Yvette Nicole Brown is an actress and Alzheimer's Association Celebrity Champion. Known for her roles on NBC's “Community” and the film “Avengers: Endgame,” she is currently hosting the new Disney+ children’s game show “The Big Fib.”
I always had a close relationship with my father, one of the loveliest of men. Then six years ago, there were signs that something was wrong.
When Dad was still living in Ohio and I would call him from Los Angeles, it seemed like bits of him were slipping away. I was on the television show “Community” at the time and we were coming to the end of the season. I said to myself, “I’m just going to go get him.” I packed his home up and brought him to California. Eventually, a neurologist diagnosed him with Alzheimer’s disease.
Making him safe and getting him a diagnosis is the hardest thing I've ever done. That day I went to get him, he was at his worst. Today, I look for the good in the bad, and I am always learning.
Here's what I want everyone to know:
1. Some days are better than others
Dad seemed to pick a certain time frame in his life that he remembered better than others and his mind camped out there. His sweet spot is around ages 15 to 25. I didn’t exist at that point in his life, so any time he shares something from when I was a baby or when I was in high school, I know a door that was previously closed has been opened back up. It’s like the glimmer of hope for any caregiver: Tomorrow can always be a better day. I cling to that, no matter how bad today is.

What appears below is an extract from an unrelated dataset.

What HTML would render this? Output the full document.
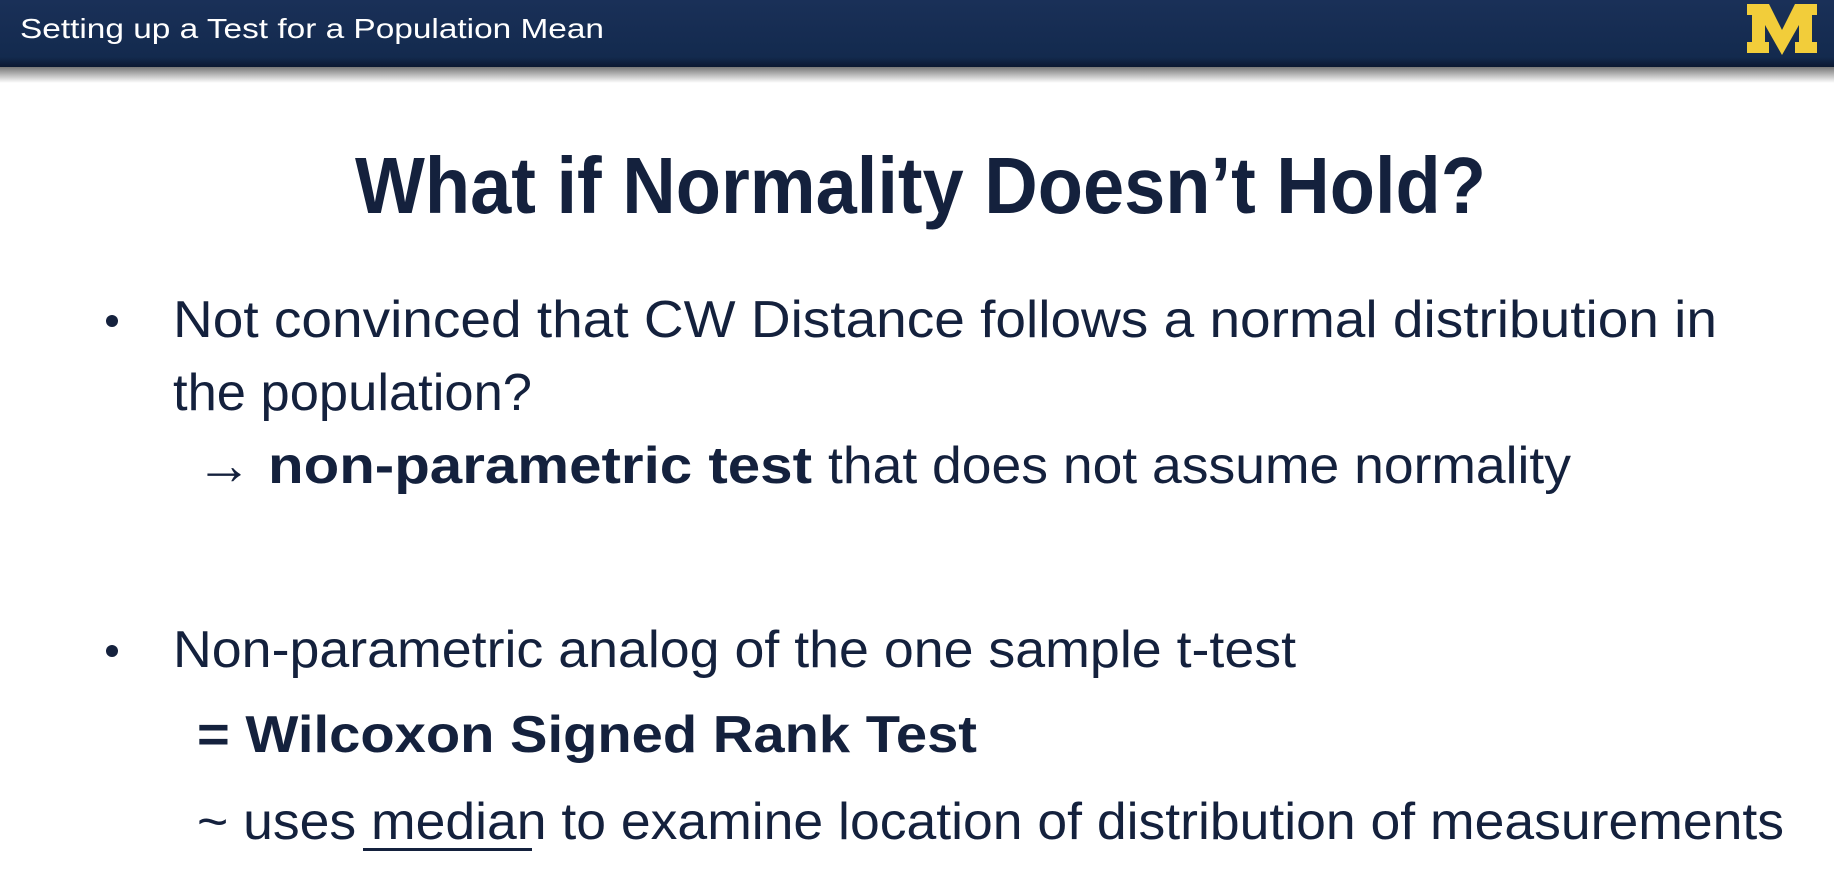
<!DOCTYPE html>
<html><head><meta charset="utf-8">
<style>
html,body{margin:0;padding:0;width:1834px;height:882px;overflow:hidden;background:#fff;}
svg{display:block}
text{font-family:"Liberation Sans",sans-serif;fill:#14213d;}
</style></head>
<body>
<svg width="1834" height="882" viewBox="0 0 1834 882">
<defs>
<linearGradient id="hdr" x1="0" y1="0" x2="0" y2="1">
<stop offset="0" stop-color="#1a3058"/><stop offset="0.85" stop-color="#132a4e"/><stop offset="1" stop-color="#0b1830"/>
</linearGradient>
<linearGradient id="shd" x1="0" y1="0" x2="0" y2="1">
<stop offset="0" stop-color="#777"/><stop offset="1" stop-color="#fff"/>
</linearGradient>
</defs>
<g>
<rect x="0" y="0" width="1834" height="67" fill="url(#hdr)"/>
<rect x="0" y="67" width="1834" height="16" fill="url(#shd)"/>
<text x="20" y="38" font-size="28" style="fill:#fff" textLength="584" lengthAdjust="spacingAndGlyphs">Setting up a Test for a Population Mean</text>
<g fill="#f2cd3a">
<path d="M1747 4 h22 l13 26 l13 -26 h22 v11 h-5 v27 h5 v11 h-22 v-11 h4 v-17 l-17 30 l-17 -30 v17 h4 v11 h-22 v-11 h5 v-27 h-5 z"/>
</g>
</g>
<text x="355" y="213" font-size="80" font-weight="bold" textLength="1131" lengthAdjust="spacingAndGlyphs">What if Normality Doesn’t Hold?</text>

<circle cx="112" cy="321" r="6" fill="#14213d"/>
<text x="173" y="337" font-size="52" textLength="1544" lengthAdjust="spacingAndGlyphs">Not convinced that CW Distance follows a normal distribution in</text>
<text x="173" y="410" font-size="52" textLength="359" lengthAdjust="spacingAndGlyphs">the population?</text>
<text x="196" y="484" font-size="56">→</text>
<text x="268" y="483" font-size="52" font-weight="bold" textLength="544" lengthAdjust="spacingAndGlyphs">non-parametric test</text>
<text x="828" y="483" font-size="52" textLength="743" lengthAdjust="spacingAndGlyphs">that does not assume normality</text>

<circle cx="112" cy="651" r="6" fill="#14213d"/>
<text x="173" y="667" font-size="52" textLength="1123" lengthAdjust="spacingAndGlyphs">Non-parametric analog of the one sample t-test</text>
<text x="197" y="752" font-size="52" font-weight="bold" textLength="780" lengthAdjust="spacingAndGlyphs">= Wilcoxon Signed Rank Test</text>
<text x="197" y="839" font-size="52" textLength="1587" lengthAdjust="spacingAndGlyphs">~ uses median to examine location of distribution of measurements</text>
<rect x="363" y="848" width="169" height="3" fill="#14213d"/>
</svg>
</body></html>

2. Appreciate special moments
I don’t know how much longer I’m going to have my Dad in my life, so I soak up as much time as I have with him. One blessing is that he still has an amazing sense of humor, which has made this entire experience a joy. I know that sounds like a strange thing to say — it’s such a horrible disease. But I am the one who gets to remind him of who people are and who he was. I know that if the situation were reversed, he would do the same for me. I savor those moments as they come.
3. Embrace music
My Dad loves music. He used to be a bass singer in a doo-wop group! I now know how amazing music is for those living with Alzheimer’s. As we went through stacks of his records, deciding what to keep and what to donate, he would tell me a story about the first time he heard a particular record or why the singer was so amazing. Those stacks of records are like a living diary and he is still able to piece together memories of the past.
When I stream music from R&B singer Frankie Lymon, he immediately comes to life with stories from when he was a kid. I can almost see him relive those moments as he speaks about them, all encouraged by the music. He loves “The Five Heartbeats,” “The Temptations” and James Brown. He loves, loves, LOVES music. He always has and he still does. Today, we embrace music together.
4. Be open, be prepared
Because I’ve been open about my Dad’s diagnosis, I’ve been able to listen to other caregivers facing the disease. This is one way I found the resources I needed as a caregiver. Alzheimer’s is the kind of disease that makes you roll up your sleeves and get into the trenches. But you have to know what you're up against, and being prepared will make all the difference for you and your loved one.
When people tell me that their mom or dad is exhibiting signs of Alzheimer’s, the first thing I tell them to do is to make sure they have the power of attorney in place. I told Dad, “I don’t want to control you. I want to know what your wishes are. I want to be able to immediately step in and take care of your finances and everything else, because there will be a time when you can no longer make those decisions on your own. I want to be prepared for both of us.”
5. Take care
My Dad’s dear sister Shirley took care of their father when he had Alzheimer's. Talking to my aunt about what it was like taking care of granddad made me scared for what was to come, but I also saw how she handled it so gracefully. She helped me feel equipped to embark on this journey with Dad and was the one who gave me the confidence to be vocal about his diagnosis. She was truly my godsend. (She has since passed away.)
Now, I always leave conversations with other caregivers by telling them to take care of themselves as well as the person with the disease. Yes, I've probably heard the phrase "self-care" more in the last six years than I've heard it in my entire life, and I know why. The littlest bit of respite can mean the difference between thriving and crashing. It’s a blessing to walk this path with your loved one as the keeper of their memories in their greatest time of need, but you also have to care for yourself.
6. Fight back
Alzheimer’s is taking away the vibrancy of people we love. Becoming educated and informed about the disease will help us all fight it together. That's why I support the Alzheimer's Association. I am ready for a cure and I am willing to fight for it as long as I must, for my father and for yours.
Today, for now, my Dad has me and I have him, and we are taking this journey together. Some days he'll say, “Thanks for coming to get me.” It makes me happy he still is at a point where he understands that I saw his need and filled it, because that's what he did for me my entire life. I love you, Dad. Happy, happy Father’s Day.